Six of the mothers suffered miscarriages, 15 had stillbirths, 63 babies were born pre-term (due to blood clots as a result of Covid) and 89 mothers required ICU care.

Hospital medical superintendent Dr Tulasi Devi told DH: “These mothers had come with severe respiratory tract infection. The distress was high, which caused their deaths. Maternal deaths usually happen because of obstructed labour, postpartum haemorrhage (excessive bleeding after childbirth) or eclampsia (seizures that occur during pregnancy or shortly after giving birth).”

Dr Tulasi pointed out that those deaths are different from Covid deaths. “Such deaths have never occurred before when we saw maternal deaths at our hospital. These maternal deaths happened due to the Covid infection only.”

Most deceased mothers are in the 25-30 age group. While a few delivered the babies, some died with the baby still inside. “Some others died soon after the delivery,” Dr Tulasi said.

The hospital prioritised saving both the mother and the baby when they dealt with pregnant women severely infected with Covid. “We opt for a Caesarean section in order to save the mother,” Dr Tulasi said.

If the baby is pre-term and cannot tolerate the Covid infection, a gravid uterus at 28 to 32 weeks gestation puts pressure on the lungs. “If the mother exhibits respiratory distress, we feel evacuating the uterus reduces the respiratory symptom. So, we opt for a delivery to save the mother,” she added.

Pre-term babies born to such mothers via C-section recovered and went home, much to the relief of the family.

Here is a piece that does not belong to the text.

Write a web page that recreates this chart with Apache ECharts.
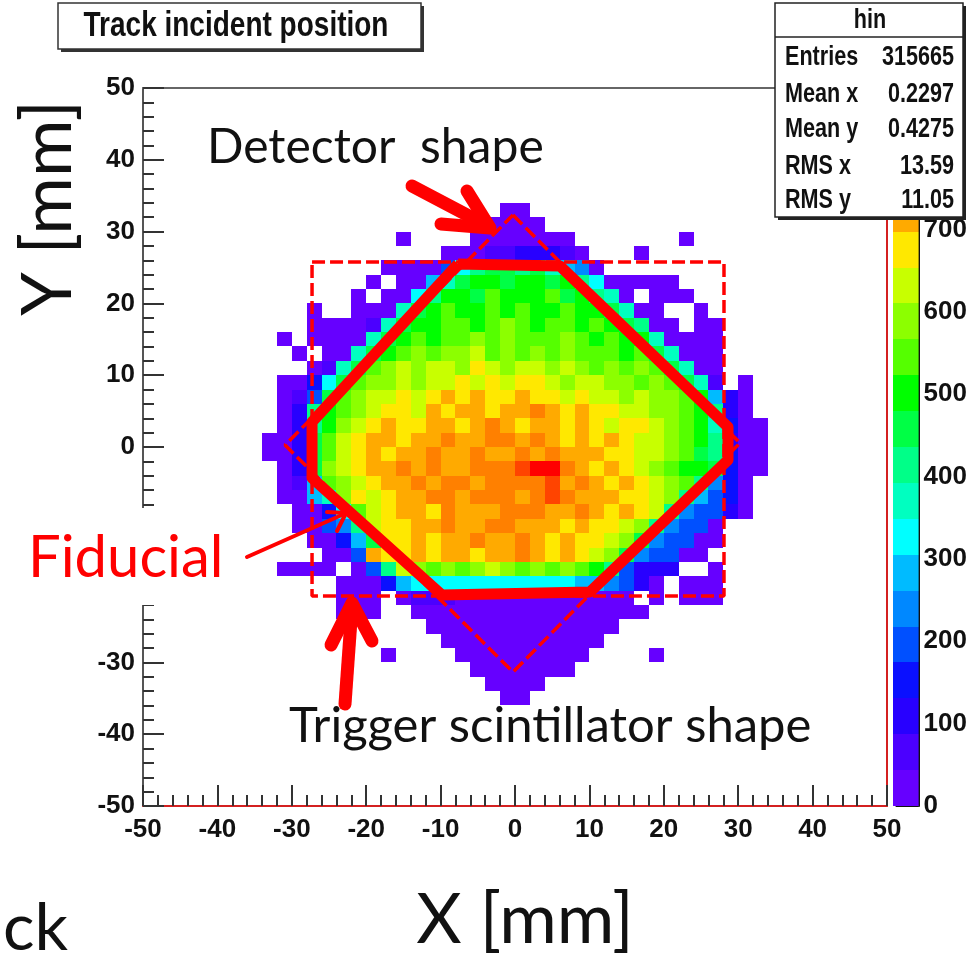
<!DOCTYPE html>
<html>
<head>
<meta charset="utf-8">
<script src="https://cdn.jsdelivr.net/npm/echarts@6/dist/echarts.min.js"></script>
<style>
html, body { margin: 0; padding: 0; background: #fff; }
#main { width: 970px; height: 953px; }
</style>
</head>
<body>
<div id="main"></div>
<script>
// histogram bins: 2 mm, first column starts at x = -34, first row top at y = 34
var binSize = 2;
var firstBinX = -34;
var firstBinTop = 34;
// one char per bin = colour band ('.' empty, 0-9 then a-j)
var levelRows = [
    "................00.................",
    "..............00000................",
    ".........0....0000000.......0......",
    "............0001122210...0.........",
    "........0000479aa9a8650............",
    ".......0.0068abbabbab9700000.......",
    "......0.0079bbacbbbcab980.000......",
    "...0..0008abcbbcbcbbcbba800..0.....",
    "...000018abbccbcdcbccbcba900.00....",
    ".0.00008abcbccdcdcccdcbcbb80000....",
    "..0.008abcdcddecdcdcdcccbca8000....",
    "...018acdedeedfedeededcdcdca800....",
    ".0037acddedeefefeffedeeddcdca81.0..",
    ".014acdeefefgfgffgffefeededdcb620..",
    ".029bcdeffegfggfgghgfgffeeddcb920..",
    ".029bdefgffggfghgfggfgfeffedcb8300.",
    "002acefggfgghgghhghgfgfgfeedcb9200.",
    "002acefgfgghgghgghghgggffeedca9300.",
    ".02adefgghghgghhhijjhgfgfedcbba300.",
    ".016cdefgghghhghhhhighgfgfedc9530..",
    ".0068dfefgghhghhhghihgggffed96430..",
    "..0037cefggfhggghhhgghgfgfe954420...",
    "..00459effgghgghhgggfgffed95440....",
    "...0036affgfgghgghgfgffeda54400....",
    "....004gffgfggfgghgfgfeda54400.....",
    ".0000.049edcdcdedcdcdcb94222..0....",
    ".....0003677777777777665420.000....",
    ".....000.0111000000000000.0.000....",
    ".....000..0000000000000000.........",
    "...........0000000000000...........",
    "............00000000000............",
    "........0....000000000....0........",
    "..............0000000..............",
    "...............0000................",
    "................00................."
];
var zMax = 872;
var palette = ['#6600ff', '#4b00ff', '#2800ff', '#0a10ff', '#0050ff', '#0088ff', '#00bbff',
    '#00ffff', '#00ffc0', '#00ff88', '#00ff45', '#00ff00', '#55ff00', '#8cff00', '#c8ff00',
    '#ffe800', '#ffaa00', '#ff8000', '#ff4400', '#ff0000'];

var statNames = ['Entries', 'Mean x', 'Mean y', 'RMS x', 'RMS y'];
var statValues = ['315665', '0.2297', '0.4275', '13.59', '11.05'];

// drawn shapes, in mm
var fiducialX = [-7.66, 6.05, 28.63, 28.63, 10.08, -9.81, -27.28, -27.28, -7.66];
var fiducialY = [25.49, 25.21, 2.79, -1.81, -20.19, -20.61, -4.32, 3.48, 25.49];
var detectorX = [-0.27, 30.24, -0.27, -30.91, -0.27];
var detectorY = [32.31, 0.56, -31.34, 0.28, 32.31];
var triggerX = [-27.28, 28.09, 28.09, -27.28, -27.28];
var triggerY = [25.77, 25.77, -20.75, -20.75, 25.77];

var narrow = "'Liberation Sans', Arial, sans-serif";
var slide = "Lato, 'Open Sans', sans-serif";
var step = zMax / palette.length;

var cells = [];
levelRows.forEach(function (row, i) {
    for (var j = 0; j < row.length; j++) {
        var ch = row.charAt(j);
        if (ch === '.') continue;
        var level = parseInt(ch, 20);
        cells.push([firstBinX + j * binSize, firstBinTop - (i + 1) * binSize, (level + 0.5) * step]);
    }
});

var bands = palette.map(function (c, i) { return [i * step, (i + 1) * step, i]; });
var pieces = palette.map(function (c, i) { return { gte: i * step, lt: (i + 1) * step, color: c }; });

function pts(xs, ys) {
    return xs.map(function (x, i) { return [x, ys[i]]; });
}

function txt(s, x, y, font, align, extra, color) {
    var el = {
        type: 'text', z: 102, x: x, y: y,
        style: { text: s, font: font, fill: color || '#111', align: align, verticalAlign: 'middle', textAlign: align, textVerticalAlign: 'middle' }
    };
    return Object.assign(el, extra || {});
}

var tickLabel = { fontFamily: narrow, fontWeight: 'bold', fontSize: 26, color: '#111' };
var squeeze = { scaleX: 0.8 };

var myChart = echarts.init(document.getElementById('main'));

var graphics = [
    // title box
    { type: 'rect', z: 100, shape: { x: 61, y: 6, width: 363, height: 46 }, style: { fill: '#333' } },
    { type: 'rect', z: 101, shape: { x: 58, y: 3, width: 363, height: 46 }, style: { fill: '#fff', stroke: '#333', lineWidth: 1.5 } },
    txt('Track incident position', 236, 26, 'bold 35px ' + narrow, 'center', squeeze),
    // stats box
    { type: 'rect', z: 100, shape: { x: 778, y: 6, width: 188, height: 214 }, style: { fill: '#222' } },
    { type: 'rect', z: 101, shape: { x: 775, y: 3, width: 188, height: 214 }, style: { fill: '#fff', stroke: '#222', lineWidth: 1.5 } },
    { type: 'line', z: 102, shape: { x1: 775, y1: 37, x2: 963, y2: 37 }, style: { stroke: '#222', lineWidth: 1.5 } },
    txt('hin', 870, 21, 'bold 27px ' + narrow, 'center', squeeze),
    // white patch behind "Fiducial"
    { type: 'rect', z: 100, shape: { x: 0, y: 508, width: 236, height: 97 }, style: { fill: '#fff' } },
    txt('Fiducial', 28, 558, '58px ' + slide, 'left', null, '#ff0000'),
    txt('Detector  shape', 207, 148, '48px ' + slide, 'left'),
    txt('Trigger scintillator shape', 289, 726, '49px ' + slide, 'left'),
    txt('X [mm]', 525, 920, '70px ' + slide, 'center'),
    txt('Y [mm]', 48, 208, '70px ' + slide, 'center', { rotation: Math.PI / 2 }),
    txt('ck', 3, 929, '66px ' + slide, 'left'),
    // arrows
    { type: 'polyline', z: 103, shape: { points: [[412, 186], [488, 226]] }, style: { stroke: '#ff0000', lineWidth: 13, lineCap: 'round', fill: null } },
    { type: 'polyline', z: 103, shape: { points: [[441, 224], [490, 228], [467, 191]] }, style: { stroke: '#ff0000', lineWidth: 13, lineCap: 'round', lineJoin: 'round', fill: null } },
    { type: 'polyline', z: 103, shape: { points: [[345, 704], [352, 606]] }, style: { stroke: '#ff0000', lineWidth: 13, lineCap: 'round', fill: null } },
    { type: 'polyline', z: 103, shape: { points: [[331, 645], [352, 603], [372, 641]] }, style: { stroke: '#ff0000', lineWidth: 13, lineCap: 'round', lineJoin: 'round', fill: null } },
    { type: 'polyline', z: 103, shape: { points: [[247, 557], [344, 514]] }, style: { stroke: '#ff0000', lineWidth: 4, lineCap: 'round', fill: null } },
    { type: 'polyline', z: 103, shape: { points: [[327, 512], [346, 513], [337, 531]] }, style: { stroke: '#ff0000', lineWidth: 4, lineCap: 'round', lineJoin: 'round', fill: null } }
];
statNames.forEach(function (name, i) {
    var y = [58, 95, 130, 167, 201][i];
    graphics.push(txt(name, 785, y, 'bold 27px ' + narrow, 'left', squeeze));
    graphics.push(txt(statValues[i], 954, y, 'bold 27px ' + narrow, 'right', squeeze));
});

myChart.setOption({
    animation: false,
    grid: [
        { left: 143, top: 88, width: 744, height: 718 },
        { left: 893, top: 88, width: 42, height: 718 }
    ],
    visualMap: {
        show: false,
        type: 'piecewise',
        seriesIndex: 0,
        dimension: 2,
        pieces: pieces
    },
    xAxis: [
        {
            gridIndex: 0, type: 'value', min: -50, max: 50, interval: 10, position: 'bottom',
            axisLine: { onZero: false, lineStyle: { color: '#d42020', width: 2 } },
            axisTick: { inside: true, length: 21, lineStyle: { color: '#333', width: 2 } },
            minorTick: { show: true, splitNumber: 5, length: 11, lineStyle: { color: '#333', width: 2 } },
            axisLabel: Object.assign({ margin: 11 }, tickLabel),
            splitLine: { show: false }
        },
        {
            gridIndex: 0, type: 'value', min: -50, max: 50, position: 'top',
            axisLine: { onZero: false, lineStyle: { color: '#666', width: 2 } },
            axisTick: { show: false }, axisLabel: { show: false }, splitLine: { show: false }
        },
        { gridIndex: 1, type: 'value', min: 0, max: 1, show: false }
    ],
    yAxis: [
        {
            gridIndex: 0, type: 'value', min: -50, max: 50, interval: 10, position: 'left',
            axisLine: { onZero: false, lineStyle: { color: '#555', width: 2 } },
            axisTick: { inside: true, length: 21, lineStyle: { color: '#333', width: 2 } },
            minorTick: { show: true, splitNumber: 5, length: 11, lineStyle: { color: '#333', width: 2 } },
            axisLabel: Object.assign({ margin: 8 }, tickLabel),
            splitLine: { show: false }
        },
        {
            gridIndex: 0, type: 'value', min: -50, max: 50, position: 'right',
            axisLine: { onZero: false, lineStyle: { color: '#d42020', width: 2 } },
            axisTick: { show: false }, axisLabel: { show: false }, splitLine: { show: false }
        },
        {
            gridIndex: 1, type: 'value', min: 0, max: zMax, interval: 100, position: 'right',
            axisLine: { show: true, onZero: false, lineStyle: { color: '#111', width: 2 } },
            axisTick: { inside: true, length: 23, lineStyle: { color: '#111', width: 2 } },
            axisLabel: Object.assign({
                margin: 5,
                formatter: function (v) { return v % 100 === 0 ? String(v) : ''; }
            }, tickLabel),
            splitLine: { show: false }
        }
    ],
    series: [
        {
            type: 'custom',
            xAxisIndex: 0, yAxisIndex: 0,
            dimensions: ['x', 'y', 'z'],
            encode: { x: 0, y: 1 },
            data: cells,
            z: 2,
            renderItem: function (params, api) {
                var x0 = api.value(0), y0 = api.value(1);
                var a = api.coord([x0, y0 + binSize]);
                var b = api.coord([x0 + binSize, y0]);
                var l = Math.round(a[0]), t = Math.round(a[1]);
                var r = Math.round(b[0]), bt = Math.round(b[1]);
                return { type: 'rect', shape: { x: l, y: t, width: r - l, height: bt - t }, style: { fill: api.visual('color') } };
            }
        },
        {
            type: 'custom',
            xAxisIndex: 2, yAxisIndex: 2,
            encode: { y: [0, 1] },
            data: bands,
            renderItem: function (params, api) {
                var a = api.coord([0, api.value(1)]);
                var b = api.coord([1, api.value(0)]);
                return { type: 'rect', shape: { x: a[0], y: Math.round(a[1]), width: b[0] - a[0], height: Math.round(b[1]) - Math.round(a[1]) }, style: { fill: palette[api.value(2)] } };
            }
        },
        {
            type: 'line', xAxisIndex: 0, yAxisIndex: 0, z: 6, silent: true,
            data: pts(triggerX, triggerY), symbol: 'none',
            lineStyle: { color: '#ff0000', width: 3.5, type: [13, 5] }
        },
        {
            type: 'line', xAxisIndex: 0, yAxisIndex: 0, z: 6, silent: true,
            data: pts(detectorX, detectorY), symbol: 'none',
            lineStyle: { color: '#ff0000', width: 3.5, type: [13, 5] }
        },
        {
            type: 'line', xAxisIndex: 0, yAxisIndex: 0, z: 7, silent: true,
            data: pts(fiducialX, fiducialY), symbol: 'none',
            lineStyle: { color: '#ff0000', width: 11, join: 'round' }
        }
    ],
    graphic: graphics
});
</script>
</body>
</html>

“At Gosha, 15-20 non-Covid mothers deliver vaginally or post-surgery every day. Except in Covid, no maternal death has happened because of low oxygen saturation. We see to it that it doesn’t happen in non-Covid mothers, where the overall case fatality rate is not more than 1%,” Dr Tulasi said.

Miscarriages, pre-term deliveries and stillbirths can be attributed to a prothrombotic state known to be caused by Covid-19, where an abnormality of blood coagulation increases the risk of blood clots in the blood vessels.

In February, the hospital reverted to delivering non-Covid mothers when the first wave had ebbed. When the second wave started, the hospital provided obstetric services only to Covid-positive mothers.